■ **Data segment**
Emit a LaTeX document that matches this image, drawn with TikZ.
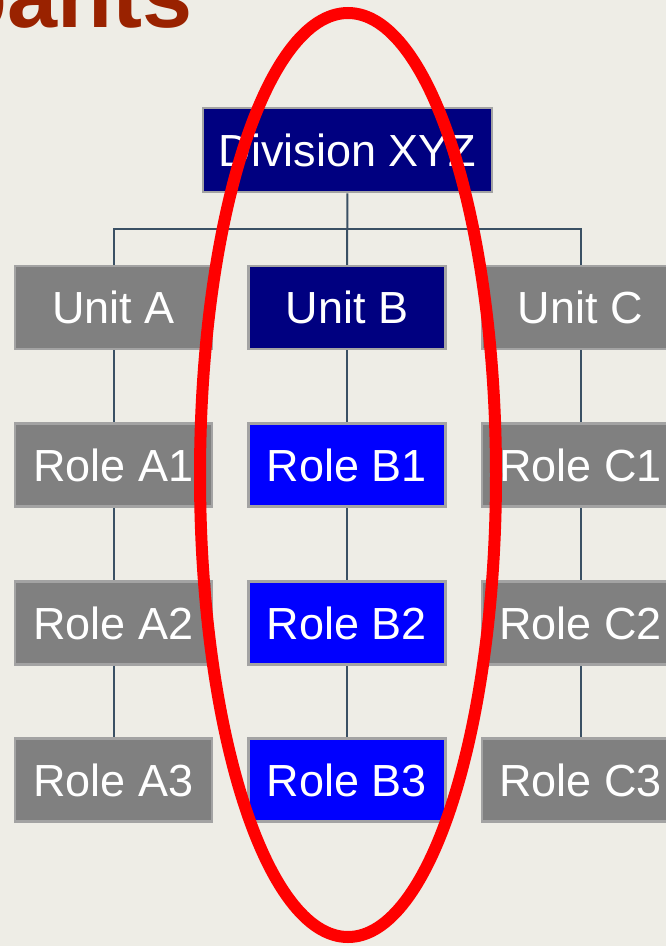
\documentclass[tikz,border=0pt]{standalone}
\usepackage{fontspec}
\setmainfont{Liberation Sans}
\definecolor{pagebg}{HTML}{EEEDE6}
\definecolor{titlered}{HTML}{992200}
\definecolor{linkcol}{HTML}{3A5064}
\definecolor{boxedge}{HTML}{A3A3A3}
\definecolor{greybox}{HTML}{808080}
\definecolor{navybox}{HTML}{000080}
\definecolor{bluebox}{HTML}{0000FF}
\definecolor{ringred}{HTML}{FF0000}
\pgfdeclarelayer{bg}
\pgfdeclarelayer{links}
\pgfsetlayers{bg,links,main}
\tikzset{
  orgbox/.style={draw=boxedge, line width=2.5pt, minimum width=197pt, minimum height=83pt,
    inner sep=0pt, text=white, font=\fontsize{45}{50}\selectfont},
  greyunit/.style={orgbox, fill=greybox},
  navyunit/.style={orgbox, fill=navybox},
  blueunit/.style={orgbox, fill=bluebox},
  link/.style={draw=linkcol, line width=2pt},
}
\begin{document}
\begin{tikzpicture}[x=1pt, y=-1pt]
\begin{pgfonlayer}{bg}
  \fill[pagebg] (0,0) rectangle (666,946);
\end{pgfonlayer}
\useasboundingbox (0,0) rectangle (666,946);

% heading fragment
\node[anchor=base east, inner sep=0pt, text=titlered,
      font=\bfseries\fontsize{90}{100}\selectfont] (title) at (193,27) {pants};

% top of the hierarchy
\node[navyunit, minimum width=289pt, minimum height=84pt] (div) at (347.5,150) {Division XYZ};

% units
\node[greyunit] (uA) at (113.5,307.5) {Unit A};
\node[navyunit] (uB) at (347,307.5) {Unit B};
\node[greyunit] (uC) at (580.5,307.5) {Unit C};

% roles
\node[greyunit] (rA1) at (113.5,465) {Role A1};
\node[greyunit] (rA2) at (113.5,623) {Role A2};
\node[greyunit] (rA3) at (113.5,780) {Role A3};
\node[blueunit] (rB1) at (347,465) {Role B1};
\node[blueunit] (rB2) at (347,623) {Role B2};
\node[blueunit] (rB3) at (347,780) {Role B3};
\node[greyunit] (rC1) at (580.5,465) {Role C1};
\node[greyunit] (rC2) at (580.5,623) {Role C2};
\node[greyunit] (rC3) at (580.5,780) {Role C3};

% connectors
\coordinate (bus) at (347,229);
\begin{pgfonlayer}{links}
  \path[link] (div) -- (uB);
  \path[link] (uA.north) |- (bus) -| (uC.north);
  \path[link] (uA) -- (rA1) -- (rA2) -- (rA3);
  \path[link] (uB) -- (rB1) -- (rB2) -- (rB3);
  \path[link] (uC) -- (rC1) -- (rC2) -- (rC3);
\end{pgfonlayer}

% highlight ring round the middle column
\draw[ringred, line width=12pt] (348,475) ellipse [x radius=148, y radius=462];
\end{tikzpicture}
\end{document}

■ **Your goal**
Each line of the data is to be duplicated exactly; pictures stay out of the copy.

■ **Exercise result**
Emit a LaTeX document that matches this image, drawn with TikZ.
\documentclass[tikz,border=0pt]{standalone}
\usepackage{fontspec}
\setmainfont{Liberation Sans}
\definecolor{pagebg}{HTML}{EEEDE6}
\definecolor{titlered}{HTML}{992200}
\definecolor{linkcol}{HTML}{3A5064}
\definecolor{boxedge}{HTML}{A3A3A3}
\definecolor{greybox}{HTML}{808080}
\definecolor{navybox}{HTML}{000080}
\definecolor{bluebox}{HTML}{0000FF}
\definecolor{ringred}{HTML}{FF0000}
\pgfdeclarelayer{bg}
\pgfdeclarelayer{links}
\pgfsetlayers{bg,links,main}
\tikzset{
  orgbox/.style={draw=boxedge, line width=2.5pt, minimum width=197pt, minimum height=83pt,
    inner sep=0pt, text=white, font=\fontsize{45}{50}\selectfont},
  greyunit/.style={orgbox, fill=greybox},
  navyunit/.style={orgbox, fill=navybox},
  blueunit/.style={orgbox, fill=bluebox},
  link/.style={draw=linkcol, line width=2pt},
}
\begin{document}
\begin{tikzpicture}[x=1pt, y=-1pt]
\begin{pgfonlayer}{bg}
  \fill[pagebg] (0,0) rectangle (666,946);
\end{pgfonlayer}
\useasboundingbox (0,0) rectangle (666,946);

% heading fragment
\node[anchor=base east, inner sep=0pt, text=titlered,
      font=\bfseries\fontsize{90}{100}\selectfont] (title) at (193,27) {pants};

% top of the hierarchy
\node[navyunit, minimum width=289pt, minimum height=84pt] (div) at (347.5,150) {Division XYZ};

% units
\node[greyunit] (uA) at (113.5,307.5) {Unit A};
\node[navyunit] (uB) at (347,307.5) {Unit B};
\node[greyunit] (uC) at (580.5,307.5) {Unit C};

% roles
\node[greyunit] (rA1) at (113.5,465) {Role A1};
\node[greyunit] (rA2) at (113.5,623) {Role A2};
\node[greyunit] (rA3) at (113.5,780) {Role A3};
\node[blueunit] (rB1) at (347,465) {Role B1};
\node[blueunit] (rB2) at (347,623) {Role B2};
\node[blueunit] (rB3) at (347,780) {Role B3};
\node[greyunit] (rC1) at (580.5,465) {Role C1};
\node[greyunit] (rC2) at (580.5,623) {Role C2};
\node[greyunit] (rC3) at (580.5,780) {Role C3};

% connectors
\coordinate (bus) at (347,229);
\begin{pgfonlayer}{links}
  \path[link] (div) -- (uB);
  \path[link] (uA.north) |- (bus) -| (uC.north);
  \path[link] (uA) -- (rA1) -- (rA2) -- (rA3);
  \path[link] (uB) -- (rB1) -- (rB2) -- (rB3);
  \path[link] (uC) -- (rC1) -- (rC2) -- (rC3);
\end{pgfonlayer}

% highlight ring round the middle column
\draw[ringred, line width=12pt] (348,475) ellipse [x radius=148, y radius=462];
\end{tikzpicture}
\end{document}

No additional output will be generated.